Hundreds of people will say that all you need to do to check if a climber is indeed at rest or dead. These people do not understand what climbers go through. The cold constantly ripping at their body, is a cold unlike any on Earth. It’s a chill they will never understand, and one that can blitz you with edemic dementia and frostbite in mere minutes.

They don’t understand that these people are surrounded, millimeters from their feet, by sharp drop offs plunging at 85 + degree angles all around them. It is not just the terrain immediately around them, but the ridge in front. If the climber is savable, the rescuers now have their own weight, oxygen, and accessories to carry, plus the added weight of the climber they're attempting to save.

While we don’t exactly know what went down during the rescue, we can be sure that because someone tried to help, in any way, that they had some level of kindness within them. When people are up that high, they have next to no time to make decisions and attempt rescues. Any stoppage of their traverse to the top is an immediate threat to their lives.

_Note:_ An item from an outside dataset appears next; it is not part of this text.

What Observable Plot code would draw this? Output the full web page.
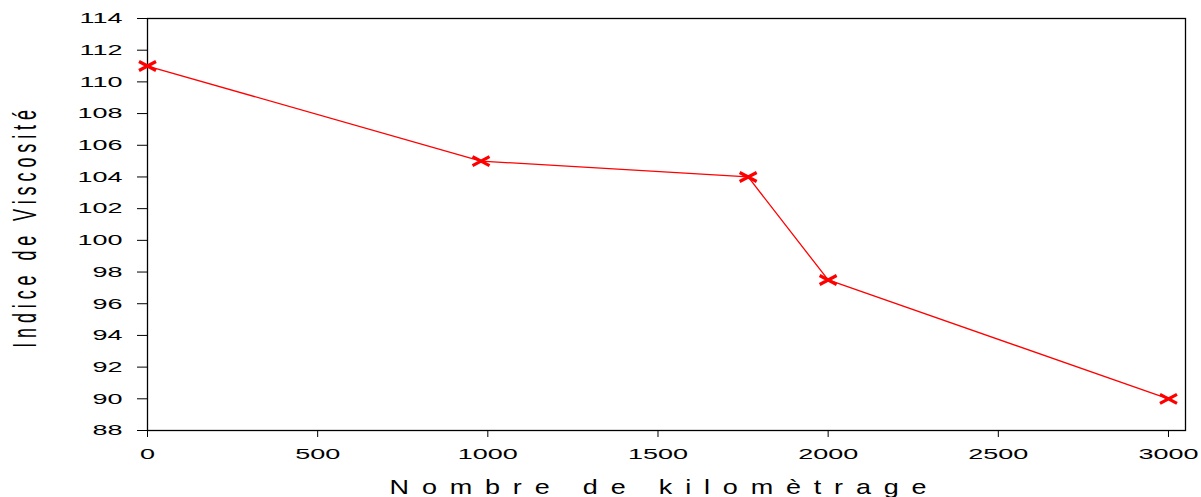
<!DOCTYPE html>
<html><head><meta charset="utf-8">
<script src="https://cdn.jsdelivr.net/npm/d3@7"></script>
<script src="https://cdn.jsdelivr.net/npm/@observablehq/plot@0.6"></script>
<style>html,body{margin:0;padding:0;background:#fff}</style>
</head><body><div id="chart"></div>
<script>
const kilometrage = [0, 980, 1765, 2000, 3000];
const viscosite = [111, 105, 104, 97.5, 90];
const xTicks = [0, 500, 1000, 1500, 2000, 2500, 3000];
const yTicks = [88, 90, 92, 94, 96, 98, 100, 102, 104, 106, 108, 110, 112, 114];
const xTitle = "Nombre de kilomètrage";
const yTitle = "Indice de Viscosité";

const data = kilometrage.map((k, i) => ({k, v: viscosite[i]}));
const wideX = {draw(ctx, size) {const w = 8.5, h = 4.5; ctx.moveTo(-w, -h); ctx.lineTo(w, h); ctx.moveTo(-w, h); ctx.lineTo(w, -h);}};

const chart = Plot.plot({
  width: 1201, height: 497,
  marginLeft: 147, marginRight: 16, marginTop: 18, marginBottom: 67,
  style: {fontFamily: "'Liberation Sans', Arial, sans-serif", fontSize: "15px", color: "#000", background: "#fff"},
  x: {domain: [0, 3050], ticks: xTicks, label: null, tickSize: 7, tickPadding: 11, tickFormat: d => String(d)},
  y: {domain: [88, 114], ticks: yTicks, label: null, tickSize: 10, tickPadding: 15, tickFormat: d => String(d)},
  marks: [
    Plot.frame({stroke: "#000", strokeWidth: 1.3}),
    Plot.line(data, {x: "k", y: "v", stroke: "red", strokeWidth: 1.3}),
    Plot.dot(data, {x: "k", y: "v", symbol: wideX, r: 5, stroke: "red", strokeWidth: 3.2, fill: "none"}),
    Plot.text([xTitle], {text: d => d, frameAnchor: "bottom", textAnchor: "middle", lineAnchor: "bottom", dy: 63, dx: -2, fontSize: 20, fill: "#000"}),
    Plot.text([yTitle], {text: d => d, frameAnchor: "left", textAnchor: "middle", lineAnchor: "bottom", rotate: -90, dx: -112, dy: 2, fontSize: 18, fill: "#000"})
  ]
});
document.getElementById("chart").append(chart);

const svg = chart.tagName.toLowerCase() === "svg" ? chart : chart.querySelector("svg");
const addT = (t, s) => t.setAttribute("transform", (t.getAttribute("transform") || "") + " " + s);
svg.querySelectorAll('g[aria-label="y-axis tick label"] text, g[aria-label="x-axis tick label"] text').forEach(t => addT(t, "scale(1.8,1)"));
svg.querySelectorAll("text").forEach(t => {
  if (t.textContent === xTitle) { addT(t, "scale(1.35,1)"); t.style.letterSpacing = "9.5px"; }
  if (t.textContent === yTitle) { addT(t, "scale(1,1.8)"); t.style.letterSpacing = "4.9px"; }
});
</script>
</body></html>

As you make a rescue, or pass someone you feel is in need of help, the question that will invariably cross you mind is, is there enough I could do to help? Can I do anything that won’t risk my life? Is this person actually alive. Sure you want the summit, everyone in front and behind you does, but is the life beside you savable?

It is almost criminal to look at these people who make rescues or attempt them, and doubt their motives. They are operating and functioning in a world not fit for survival. In a world you can not fathom, and have no right to judge them and their actions. Unless you have witnessed, felt, froze, and literally fought death as they have, you have no right to criticize them.

Sure they are men and women just like any of us, but they have attempted to save a life, in an environment where everything is against them the minute they stop. I will not make judgments of anyone who died, for it is an atrocity to laugh in the face of disaster, but I will say that if you ascend without support and without oxygen, you are in a sense, begging death.

On a final note: Lincoln Hall. I can not safely judge his teammates for leaving him behind on the mountain. I do not know, or can even fathom what they witnessed as they left. They believed him dead or dying and beyond rescue. The decision, based soully on that, was not a selfish one. They acted on the greater behalf. Knowing that at that hour, stopping to save someone they believed beyond help, would endanger their lives, was not shameful.

The hero in that situation was Lincoln himself. What ever he found within himself to keep fighting on is true heroics. He must be honored and commended. Lincoln was not only lucky, he is a blessed man, and should be honored. He has my full respect and I tip a hat to him. As I do to Dan Mazur, for abandoning his bid for the top to assist Lincoln.

The abuse Lincoln sustained at the hands of the sherpas guiding him down to safety is an atrocity and offends me, not only as lover of Mt. Everest and all things Everest, but as a human being. These men decided to forego common sanity and simple decency for someone who was climbing back from death’s door, and beat him and assault him. There is no place on Everest for criminals, and these men are a disgrace to humanity.